June 08, 2004

The General, by Buster Keaton

Some while ago, Ian Hamet wrote a lengthy post about one of the great comics of the early days of the silver screen, Buster Keaton. And so when I was at Fry's Electronics the other day, and found a DVD of Keaton's The General on sale for the whopping sum of $4.95 (eat your heart out, Ian) I nabbed it, and tonight we watched it.

In this flick, Keaton is a train engineer with two loves--his girl, and his locomotive. And then the Civil War breaks out, and honor--and his girl's family--demands that he join the army. He can't, of course, because he's more useful to the South as an engineer, but his girl doesn't buy it. Snub, snub.

And then some Union soldiers make the mistake of stealing his locomotive, the "General". Keaton grabs the next locomotive, and they're off!

Let me tell you, this is some seriously funny stuff--it's like a live-action Warner Bros. cartoon.
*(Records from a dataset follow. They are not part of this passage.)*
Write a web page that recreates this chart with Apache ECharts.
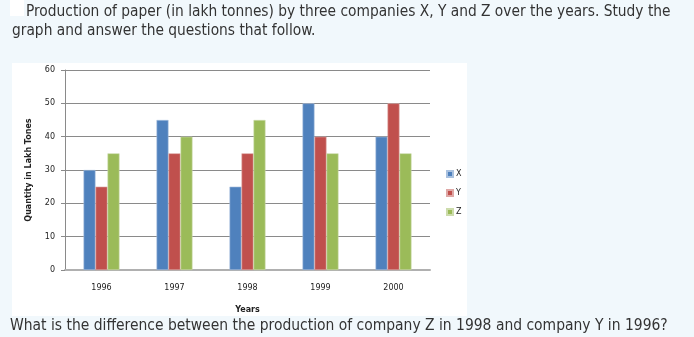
<!DOCTYPE html>
<html>
<head>
<meta charset="utf-8">
<script src="https://cdn.jsdelivr.net/npm/echarts@6/dist/echarts.min.js"></script>
<style>
  html, body { margin: 0; padding: 0; background: #f1f8fc; }
  #chart { width: 694px; height: 337px; }
</style>
</head>
<body>
<div id="chart"></div>
<script>
// Paper production (lakh tonnes) of companies X, Y and Z
const years = ['1996', '1997', '1998', '1999', '2000'];
const companyX = [30, 45, 25, 50, 40];
const companyY = [25, 35, 35, 40, 50];
const companyZ = [35, 40, 45, 35, 35];
const seriesNames = ['X', 'Y', 'Z'];
const seriesColors = ['#4f81bd', '#c0504d', '#9bbb59'];
const borderColors = ['#a9c1df', '#dfa8a6', '#cddcac'];

const titleFont = '"Liberation Sans Narrow", "DejaVu Sans Condensed", sans-serif';
const axisFont = '"DejaVu Sans", Verdana, sans-serif';

const chart = echarts.init(document.getElementById('chart'), null, { renderer: 'canvas' });

const seriesData = [companyX, companyY, companyZ];

function paragraph(text, x, y, sx) {
  return {
    type: 'text', x: x, y: y, scaleX: sx,
    style: { text: text, font: '16px ' + titleFont, fill: '#333333', verticalAlign: 'top' }
  };
}

chart.setOption({
  backgroundColor: '#f1f8fc',
  animation: false,
  graphic: [
    { type: 'rect', z: -10, shape: { x: 10, y: 0, width: 14, height: 16 }, style: { fill: '#ffffff' } },
    { type: 'rect', z: -10, shape: { x: 12, y: 63, width: 455, height: 253 }, style: { fill: '#ffffff' } },
    paragraph('Production of paper (in lakh tonnes) by three companies X, Y and Z over the years. Study the', 26, 4, 0.958),
    paragraph('graph and answer the questions that follow.', 12, 23, 0.958),
    paragraph('What is the difference between the production of company Z in 1998 and company Y in 1996?', 10, 318, 0.966)
  ],
  legend: {
    orient: 'vertical',
    left: 446,
    top: 170,
    padding: 0,
    itemWidth: 6,
    itemHeight: 6,
    itemGap: 11,
    icon: 'rect',
    textStyle: { fontFamily: axisFont, fontSize: 8, color: '#222', padding: [0, 0, 0, -2] },
    data: seriesNames
  },
  grid: { left: 65, right: 264, top: 70, bottom: 67, containLabel: false },
  xAxis: {
    type: 'category',
    data: years,
    name: 'Years',
    nameLocation: 'middle',
    nameGap: 36,
    nameTextStyle: { fontFamily: axisFont, fontSize: 8, fontWeight: 'bold', color: '#222' },
    axisLine: { lineStyle: { color: '#b0b0b0', width: 2 } },
    axisTick: { show: false },
    axisLabel: { fontFamily: axisFont, fontSize: 8, color: '#222', margin: 14 }
  },
  yAxis: {
    type: 'value',
    min: 0,
    max: 60,
    interval: 10,
    name: 'Quantity in Lakh Tones',
    nameLocation: 'middle',
    nameGap: 32,
    nameTextStyle: { fontFamily: axisFont, fontSize: 8, fontWeight: 'bold', color: '#222' },
    axisLine: { show: true, lineStyle: { color: '#8a8a8a', width: 1 } },
    axisTick: { show: true, length: 4, lineStyle: { color: '#8a8a8a' } },
    axisLabel: { fontFamily: axisFont, fontSize: 8, color: '#222', margin: 10 },
    splitLine: { lineStyle: { color: '#8a8a8a', width: 1 } }
  },
  series: seriesNames.map((name, i) => ({
    name: name,
    type: 'bar',
    data: seriesData[i],
    barWidth: 12,
    barGap: '0%',
    itemStyle: { color: seriesColors[i], borderColor: borderColors[i], borderWidth: 0.6 }
  }))
});
</script>
</body>
</html>
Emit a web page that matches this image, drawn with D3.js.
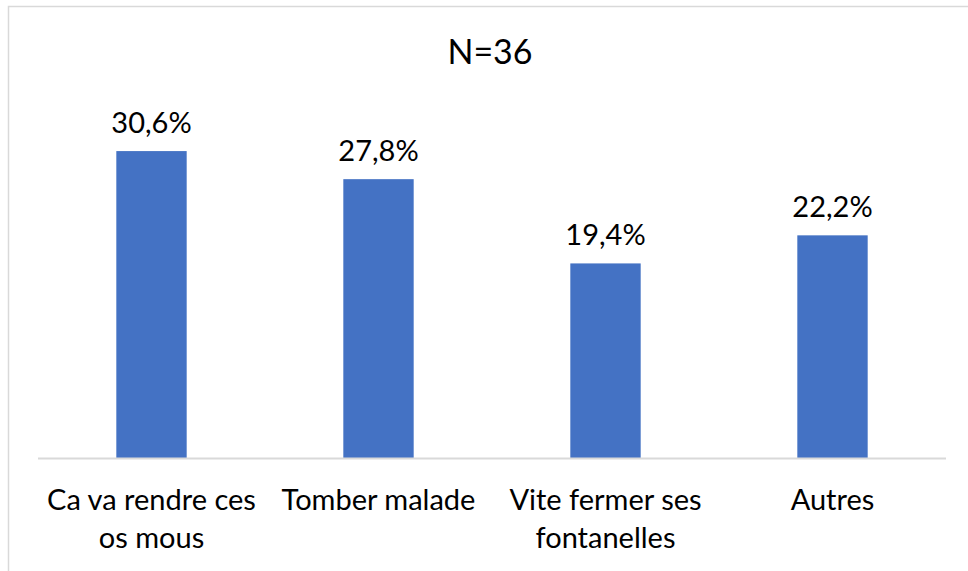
<!DOCTYPE html>
<meta charset="utf-8">
<html lang="fr">
<head>
    <script src="https://d3js.org/d3.v7.min.js"></script>
    <style>
        body { margin: 0; background: #fff; }
        text { font-family: Lato, "Open Sans", sans-serif; fill: #000; }
    </style>
</head>
<body>
    <svg width="968" height="571"></svg>
    <script>
        // data
        var categories = [["Ca va rendre ces", "os mous"], ["Tomber malade"], ["Vite fermer ses", "fontanelles"], ["Autres"]];
        var values = [30.6, 27.8, 19.4, 22.2];
        var valueLabels = ["30,6%", "27,8%", "19,4%", "22,2%"];
        var title = "N=36";

        var svg = d3.select("svg");

        // chart frame
        svg.append("rect")
            .attr("x", 8.5).attr("y", 6.5)
            .attr("width", 975).attr("height", 590)
            .attr("fill", "none")
            .attr("stroke", "#d9d9d9")
            .attr("stroke-width", 1.5);

        var left = 38, right = 946, base = 458;

        var x = d3.scaleBand()
            .domain(d3.range(values.length))
            .range([left, right])
            .paddingInner(0.69)
            .paddingOuter(0.345);

        var y = d3.scaleLinear()
            .domain([0, 35])
            .range([base, base - 35 * 10.03]);

        // title
        svg.append("text")
            .attr("x", 490).attr("y", 64)
            .attr("text-anchor", "middle")
            .style("font-size", "34px")
            .text(title);

        // bars
        svg.selectAll(".bar")
            .data(values)
            .enter().append("rect")
            .attr("class", "bar")
            .attr("x", function(d, i) { return x(i); })
            .attr("y", function(d) { return y(d); })
            .attr("width", x.bandwidth())
            .attr("height", function(d) { return base - y(d); })
            .attr("fill", "#4472c4");

        // value labels
        svg.selectAll(".val")
            .data(values)
            .enter().append("text")
            .attr("class", "val")
            .attr("x", function(d, i) { return x(i) + x.bandwidth() / 2; })
            .attr("y", function(d) { return y(d) - 18; })
            .attr("text-anchor", "middle")
            .style("font-size", "29px")
            .text(function(d, i) { return valueLabels[i]; });

        // axis line
        svg.append("line")
            .attr("x1", left).attr("x2", right)
            .attr("y1", base + 0.5).attr("y2", base + 0.5)
            .attr("stroke", "#d9d9d9")
            .attr("stroke-width", 2);

        // category labels
        svg.selectAll(".cat")
            .data(categories)
            .enter().append("text")
            .attr("class", "cat")
            .attr("text-anchor", "middle")
            .style("font-size", "29px")
            .each(function(lines, i) {
                var t = d3.select(this);
                lines.forEach(function(l, j) {
                    t.append("tspan")
                        .attr("x", x(i) + x.bandwidth() / 2)
                        .attr("y", 510 + j * 38)
                        .text(l);
                });
            });
    </script>
</body>
</html>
There are train chases, misfiring cannons, a damsel in distress, slapstick aplenty, plus lots of dangerous stunts--and then you realize that Keaton did all his own stunts. So did Daffy Duck, but somehow it's more impressive when Keaton does it.

The film quality was pretty good, considering; the low price shows up mostly in the soundtrack. It's a silent film, of course, so the folks who produced the DVD added a soundtrack of classical music standards played seemingly at random. There's a battle scene near the end with cannons and rifles going off, and big bursts of smoke drifting across the valley, all to the pleasant, peaceful strains of the Blue Danube waltz. For a moment I thought I was watching Dr. Strangelove.

It's not the funniest movie I've ever seen; the pacing is a little too slow for that. But it was definitely $4.95 well-spent.

Posted by Will Duquette at June 8, 2004 07:55 PM

Ian Hamet said:

And that's why I recommended the pricier editions: music that actually fits the action.

As I mentioned in my essay, Keaton deliberately began the pacing slow in his features, to build to a climax; thus the first two reels of any of his features are not laugh-a-minute experiences. Except, perhaps, Sherlock, Jr..

You know that shot in the final battle of the train and bridge plunging into the river? Most expensive single shot in the whole of silent cinema.

Okay, filmgeekboy will shut up now. :)

Lars Walker said:

Love The General. Love Keaton (I much prefer him to Chaplain, who never clicked for me). The shot where he's sitting on the tiebar (or whatever you call it) on the engine, and the engine starts moving, is for me an indelible film moment.

Will Duquette said:

Ian, I wondered about that. As the train approached the bridge I was thinking, "They aren't gonna....My word, they did! They just dumped a REAL LOCOMOTIVE into the river!"

So, OK, a pricier edition would be better. But this was a great way to give Keaton a try.

Lars Walker said:

Another joy of "The General" is simply the look of the thing. It appears, in many places, to be an animated Matthew Brady photograph (and I understand that Keaton was going for that very effect). I seem to recall that it was shot in Oregon, but the landscape looks very right.

Ian Hamet said:


Yes, many shots were based directly on Brady photos. Most of the film was shot in Oregon, especially the train chases. I think one of the town sets was elsewhere, though I don't recall where.

That shot of Keaton on the tiebar (I don't know the proper name either) encapsulates everything I love about his films.

Chuck Duquette said:

Not sure which version Ian has, but I was privleged to attend to attend a fuly restored theatrical presentation accompanied by the Los Angeles Chamber Orchestra a number of years ago. Each year they provide the musical support for a new restoration. They have done a couple of Keaton films and a number of others. Having a very clean and complete version with well synchronised music adds a lot to any silent film. I just bought a cheap version of The General myself but haven't watched it yet.
The pacing is slower than we are used to today, but those of us that are well beyond the age of responsibility should be able to settle into the pace of the film with little effort. The slower pacing rewards us with richness of detail if we take the care to look for it.

Will Duquette said:

I don't disagree; I'll just note that slow pacing becomes even slower when you've got a four-year-old and a two-year-old sitting in your lap.

Ian Hamet said:

Will, try them out on some of Keaton's two-reelers. Except for one or two subpar efforts (e.g. The Balloonatic), even the two year old should dig them.